For the function to be continuous,

\(\large\color{black}{ \displaystyle f_{\text{#}1}(b)=f_{\text{#}2}(b) }\)



For the function to be differentiable,

\(\large\color{black}{ \displaystyle f_{\text{#}1}'(b)=f_{\text{#}2}'(b) }\)

Answer 4

So for the function to be continuous:
\(\large\color{black}{ \displaystyle a\times \color{red}{b}-1=\color{red}{b}^2 }\)

For the function to be differentiable,

\(\large\color{black}{ \displaystyle a=2\color{red}{b} }\)

Answer 5

there is the system of equations for you to solve.
Hope this helps, and if you have any questions, ask

Answer 6

sorry i'm still kind of confused

Answer 7

Ok, what exactly confuses you?

Answer 8

f′#1(b)=f′#2(b)

Answer 9

that is read as:

the first part of the function (the ax-1), evaluated at x=b,

is equal to

the second part of the function (the x²), evaluated at x=b.

Answer 10

and the reason I set this up, is because for the function to be
continuous its two peaces must be connected and the only way
to get this is to set: `f#1(b)=f#2(b)`

Answer 11

Oh, and with primes, I am setting their slopes equal to each other

Answer 12

the slope of the first peace and the second peace at x=b must be equal (or else the function is not differentiable).

Answer 13

f′#1(b)=f′#2(b)

is read as:

the derivative of the first peace evaluated at x=b,
is equal to
the derivative of the second peace evaluated at x=b.

Answer 14

is the answer going to be (D), i don't know if i did it right

Answer 15

Do you understand how I get the system of equations:

\(\large\color{black}{ \displaystyle a b-1=b^2 }\)

\(\large\color{black}{ \displaystyle a=2b}\)

then I solve:

\(\color{black}{ \displaystyle (2b)b-1=b^2 }\) >> \(\color{black}{ \displaystyle 2b^2-1=b^2 }\) >> \(\color{black}{ \displaystyle b^2=1 }\) >> \(\color{black}{ \displaystyle b=\pm1 }\)
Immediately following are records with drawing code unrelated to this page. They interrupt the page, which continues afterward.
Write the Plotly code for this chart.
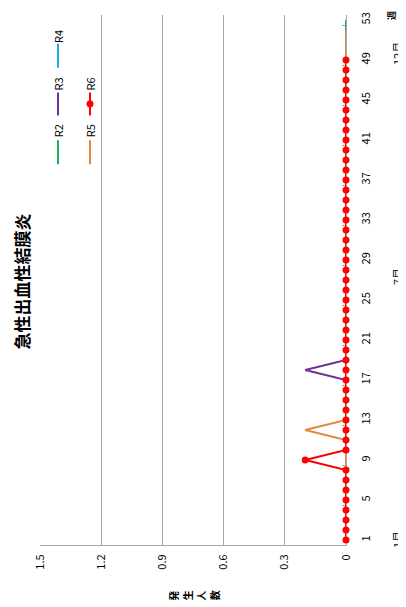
import plotly.graph_objects as go

# ---- data ----
weeks_53 = list(range(1, 54))
weeks_52 = list(range(1, 53))
weeks_49 = list(range(1, 50))

R2 = [0, 0, 0, 0, 0, 0, 0, 0, 0, 0, 0, 0, 0, 0, 0, 0, 0, 0, 0, 0,
      0, 0, 0, 0, 0, 0, 0, 0, 0, 0, 0, 0, 0, 0, 0, 0, 0, 0, 0, 0,
      0, 0, 0, 0, 0, 0, 0, 0, 0, 0, 0, 0, 0]
R3 = [0, 0, 0, 0, 0, 0, 0, 0, 0, 0, 0, 0, 0, 0, 0, 0, 0, 0.2, 0, 0,
      0, 0, 0, 0, 0, 0, 0, 0, 0, 0, 0, 0, 0, 0, 0, 0, 0, 0, 0, 0,
      0, 0, 0, 0, 0, 0, 0, 0, 0, 0, 0, 0]
R4 = [0, 0, 0, 0, 0, 0, 0, 0, 0, 0, 0, 0, 0, 0, 0, 0, 0, 0, 0, 0,
      0, 0, 0, 0, 0, 0, 0, 0, 0, 0, 0, 0, 0, 0, 0, 0, 0, 0, 0, 0,
      0, 0, 0, 0, 0, 0, 0, 0, 0, 0, 0, 0]
R5 = [0, 0, 0, 0, 0, 0, 0, 0, 0, 0, 0, 0.2, 0, 0, 0, 0, 0, 0, 0, 0,
      0, 0, 0, 0, 0, 0, 0, 0, 0, 0, 0, 0, 0, 0, 0, 0, 0, 0, 0, 0,
      0, 0, 0, 0, 0, 0, 0, 0, 0, 0, 0, 0]
R6 = [0, 0, 0, 0, 0, 0, 0, 0, 0.2, 0, 0, 0, 0, 0, 0, 0, 0, 0, 0, 0,
      0, 0, 0, 0, 0, 0, 0, 0, 0, 0, 0, 0, 0, 0, 0, 0, 0, 0, 0, 0,
      0, 0, 0, 0, 0, 0, 0, 0, 0]

week_ticks = [1, 5, 9, 13, 17, 21, 25, 29, 33, 37, 41, 45, 49, 53]
value_ticks = [0, 0.3, 0.6, 0.9, 1.2, 1.5]
value_tick_text = ["0", "0.3", "0.6", "0.9", "1.2", "1.5"]
month_labels = ["1月", "7月", "12月"]
month_weeks = [1, 27.3, 49.6]

title_text = "急性出血性結膜炎"
value_title = "発生人数"
week_title = "週"

FONT = "Noto Sans CJK JP"
GRID = "#a6a6a6"

series = [
    ("R2", weeks_53, R2, "#1aae5a", False),
    ("R3", weeks_52, R3, "#7030a0", False),
    ("R4", weeks_52, R4, "#13b1ea", False),
    ("R5", weeks_52, R5, "#df8a3c", False),
    ("R6", weeks_49, R6, "#ff0000", True),
]

fig = go.Figure()
for name, wk, vals, color, mk in series:
    fig.add_trace(go.Scatter(
        x=vals, y=wk, name=name, mode="lines+markers" if mk else "lines",
        line=dict(color=color, width=2),
        marker=dict(size=7, color=color, line=dict(width=0)),
        cliponaxis=False, showlegend=False,
    ))

# page offset (body margin) and plot area pixel geometry in window coords
OFF = 8
L, R, T, B = 40, 346, 12, 545
W, H = 406, 607


def px(x):
    return (x - L) / (R - L)


def py(y):
    return (B - y) / (B - T)


def A(text, x, y, size, yref="paper"):
    return dict(text=text, x=x, y=y, xref="paper", yref=yref, showarrow=False,
                textangle=-90, xanchor="center", yanchor="middle",
                font=dict(size=size, color="#000", family=FONT))


ann = []
shapes = []
ann.append(A("<b>" + title_text + "</b>", px(21), py(280), 17))
# value axis title: stacked characters, each rotated, laid out left to right
for i, ch in enumerate(value_title):
    ann.append(A("<b>" + ch + "</b>", px(174 + 13.5 * i), py(596), 10))
ann.append(A("<b>" + week_title + "</b>", px(392), py(13), 9))
for lab, wk in zip(month_labels, month_weeks):
    ann.append(A(lab, px(397), wk, 11, yref="y"))

# legend (rotated)
leg_pos = {"R4": (58, 34, 41, 65), "R3": (58, 82, 90, 113), "R2": (58, 129, 138, 162),
           "R6": (90, 82, 90, 113), "R5": (90, 129, 138, 162)}
for name, wk, vals, color, mk in series:
    lx, ly, l0, l1 = leg_pos[name]
    shapes.append(dict(type="line", xref="paper", yref="paper",
                       x0=px(lx), x1=px(lx), y0=py(l0), y1=py(l1),
                       line=dict(color=color, width=2)))
    if mk:
        mid = (l0 + l1) / 2
        shapes.append(dict(type="circle", xref="paper", yref="paper",
                           x0=px(lx - 3.5), x1=px(lx + 3.5), y0=py(mid - 3.5), y1=py(mid + 3.5),
                           fillcolor=color, line=dict(color=color, width=0)))
    ann.append(A(name, px(lx), py(ly), 11))

fig.update_layout(
    width=W - OFF, height=H - OFF,
    margin=dict(l=L - OFF, r=W - R, t=T - OFF, b=H - B),
    paper_bgcolor="white", plot_bgcolor="white",
    font=dict(family=FONT, size=11, color="#000"),
    annotations=ann, shapes=shapes,
    showlegend=False,
    xaxis=dict(range=[1.5, 0], tickvals=value_ticks, ticktext=value_tick_text,
               tickangle=-90, showgrid=True, gridcolor=GRID, gridwidth=1,
               zeroline=False, showline=True, linecolor=GRID, linewidth=1,
               ticks="", ticklabelstandoff=4, tickfont=dict(size=11),
               layer="below traces"),
    yaxis=dict(range=[0.5, 53.5], side="right", tickvals=week_ticks,
               tickangle=-90, showgrid=False, zeroline=False,
               showline=True, linecolor=GRID, linewidth=1,
               ticks="", ticklabelstandoff=10, tickfont=dict(size=11),
               layer="below traces",
               minor=dict(tickvals=[4.5 + 4 * i for i in range(13)], ticks="inside",
                          ticklen=4, tickcolor=GRID, showgrid=False)),
)

fig.write_html("out.html")
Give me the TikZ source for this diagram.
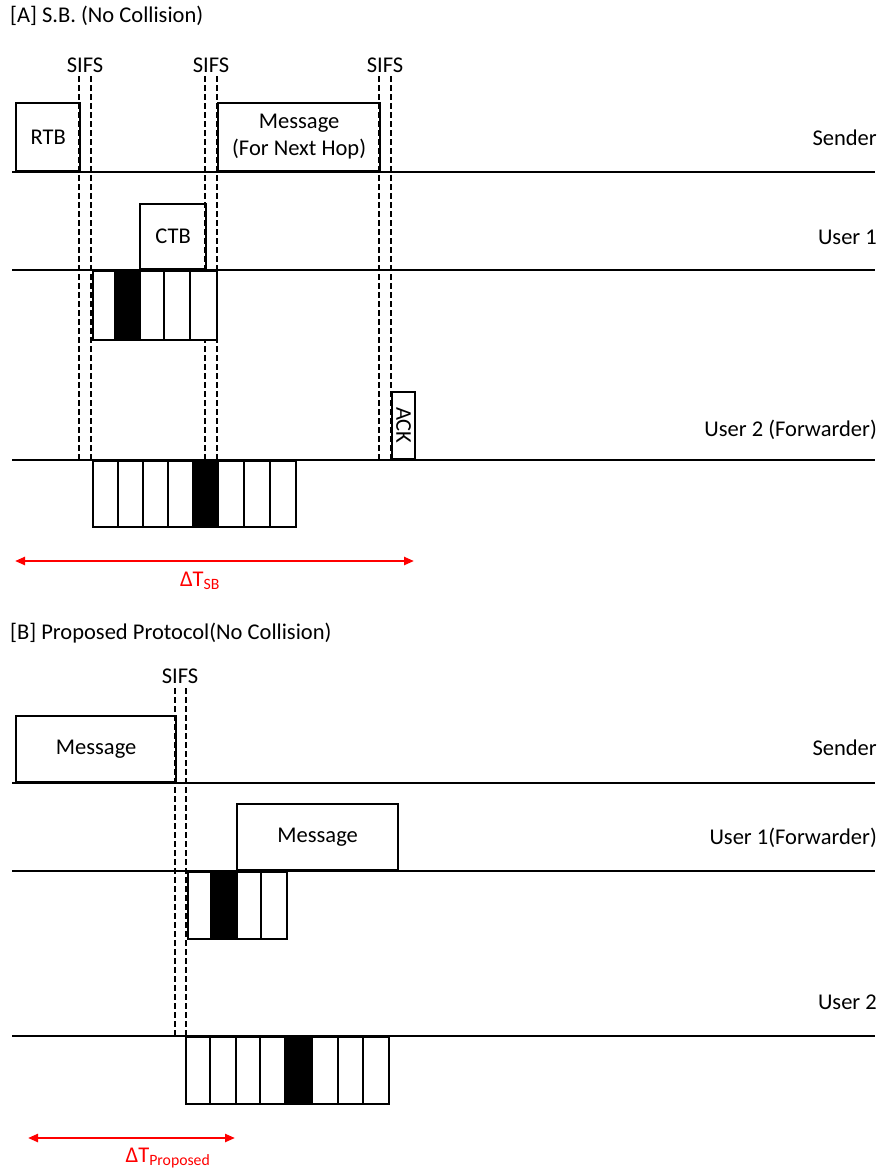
\documentclass[tikz,border=0pt]{standalone}
\usepackage{fontspec}
\setmainfont{Carlito}
\usetikzlibrary{arrows.meta}
\definecolor{arrred}{RGB}{255,0,0}
\begin{document}
\begin{tikzpicture}[x=1pt,y=-1pt,
  lane/.style={line width=2.3pt},
  box/.style={draw, line width=2.3pt, inner sep=0pt, anchor=south west, align=center, font=\fontsize{22.5}{27}\selectfont},
  slot/.style={draw, line width=2.3pt, inner sep=0pt, anchor=north west},
  sifs/.style={line width=2.3pt, dash pattern=on 6pt off 3pt},
  lbl/.style={font=\fontsize{22.5}{26}\selectfont, inner sep=0pt},
  title/.style={font=\fontsize{22.5}{26}\selectfont, inner sep=0pt, anchor=west},
  row/.style={font=\fontsize{22.5}{26}\selectfont, inner sep=0pt, anchor=east},
  dt/.style={arrred, line width=2.3pt, {Triangle[length=10pt,width=8pt]}-{Triangle[length=10pt,width=8pt]}},
  dtl/.style={text=arrred, font=\fontsize{22.5}{26}\selectfont, inner sep=0pt}]
\useasboundingbox (0,0) rectangle (882,1171);
% ---------------- [A] ----------------
\node[title] (ta) at (10,16) {[A] S.B. (No Collision)};
% lanes
\coordinate (a0l) at (12,172); \coordinate (a0r) at (875,172);
\coordinate (a1l) at (12,270); \coordinate (a1r) at (875,270);
\coordinate (a2l) at (12,460); \coordinate (a2r) at (875,460);
\draw[lane] (a0l) -- (a0r);
\draw[lane] (a1l) -- (a1r);
\draw[lane] (a2l) -- (a2r);
\node[row] (rs) at (877,138) {Sender};
\node[row] (ru1) at (877,237) {User 1};
\node[row] (ru2) at (877,430) {User 2 (Forwarder)};
% frames
\node[box, minimum width=64, minimum height=68] (rtb) at (15,172) {RTB};
\node[box, minimum width=162, minimum height=68] (msgA) at (217,172) {Message\\(For Next Hop)};
\node[box, minimum width=66, minimum height=65] (ctb) at (139,270) {CTB};
\node[box, minimum width=23, minimum height=67] (ack) at (391,460) {};
\node[lbl, rotate=-90] (ackt) at (ack.center) {ACK};
% SIFS
\foreach \xl/\xr/\n in {79/91/1, 205/217/2, 379/391/3}{
  \coordinate (sa\n t) at (\xl,76); \coordinate (sa\n b) at (\xl,460);
  \coordinate (sb\n t) at (\xr,76); \coordinate (sb\n b) at (\xr,460);
  \draw[sifs] (sa\n t) -- (sa\n b);
  \draw[sifs] (sb\n t) -- (sb\n b);
  \node[lbl] (sifsA\n) at ({(\xl+\xr)/2},65) {SIFS};
}
% slots user 1
\foreach \xa/\xb/\f [count=\i] in {92/114/white, 114/139/black, 139/163/white, 163/189/white, 189/216/white}{
  \node[slot, fill=\f, minimum width={\xb-\xa}, minimum height=69] (a1s\i) at (\xa,270) {};
}
% slots user 2
\foreach \xa/\xb/\f [count=\i] in {92/117/white, 117/142/white, 142/167/white, 167/192/white, 192/217/black, 217/243/white, 243/269/white, 269/295/white}{
  \node[slot, fill=\f, minimum width={\xb-\xa}, minimum height=66] (a2s\i) at (\xa,460) {};
}
% delta T
\coordinate (dal) at (15,561); \coordinate (dar) at (414,561);
\draw[dt] (dal) -- (dar);
\node[dtl] (dtA) at (200,581) {ΔT\textsubscript{SB}};
% ---------------- [B] ----------------
\node[title] (tb) at (10,633) {[B] Proposed Protocol(No Collision)};
\coordinate (b0l) at (12,783); \coordinate (b0r) at (875,783);
\coordinate (b1l) at (12,871); \coordinate (b1r) at (875,871);
\coordinate (b2l) at (12,1036); \coordinate (b2r) at (875,1036);
\draw[lane] (b0l) -- (b0r);
\draw[lane] (b1l) -- (b1r);
\draw[lane] (b2l) -- (b2r);
\node[row] (brs) at (877,748) {Sender};
\node[row] (bru1) at (877,838) {User 1(Forwarder)};
\node[row] (bru2) at (877,1002) {User 2};
\node[box, minimum width=160, minimum height=66] (msgB0) at (15,783) {Message};
\node[box, minimum width=161, minimum height=66] (msgB1) at (236,871) {Message};
\coordinate (sbat) at (175,688); \coordinate (sbab) at (175,1036);
\coordinate (sbbt) at (186,688); \coordinate (sbbb) at (186,1036);
\draw[sifs] (sbat) -- (sbab);
\draw[sifs] (sbbt) -- (sbbb);
\node[lbl] (sifsB) at (180,676) {SIFS};
\foreach \xa/\xb/\f [count=\i] in {187/210/white, 210/236/black, 236/260/white, 260/286/white}{
  \node[slot, fill=\f, minimum width={\xb-\xa}, minimum height=67] (b1s\i) at (\xa,871) {};
}
\foreach \xa/\xb/\f [count=\i] in {185/209/white, 209/235/white, 235/259/white, 259/284/white, 284/311/black, 311/337/white, 337/362/white, 362/388/white}{
  \node[slot, fill=\f, minimum width={\xb-\xa}, minimum height=67] (b2s\i) at (\xa,1036) {};
}
\coordinate (dbl) at (28,1138); \coordinate (dbr) at (235,1138);
\draw[dt] (dbl) -- (dbr);
\node[dtl] (dtB) at (168,1158) {ΔT\textsubscript{Proposed}};
\end{tikzpicture}
\end{document}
\(\color{black}{ \displaystyle a=\pm2}\)

Answer 16

ohh okay

Answer 17

so technically there is more than one answer, really.
But, I guess that a square root is presumed to be positive in this case, and thus b=+1, and consequentially a=+2.

Answer 18

so then (A) a=2, b=1 or a=-2, b=-1

Answer 19

Oh, you have two options, then you don't have to presume a positive root.

Answer 20

so b=±1,
when b=-1, a=-2,
when b=1, a=2.

Answer 21

yes, option A is right

Answer 22

kay, thank you for your help

Answer 23

yw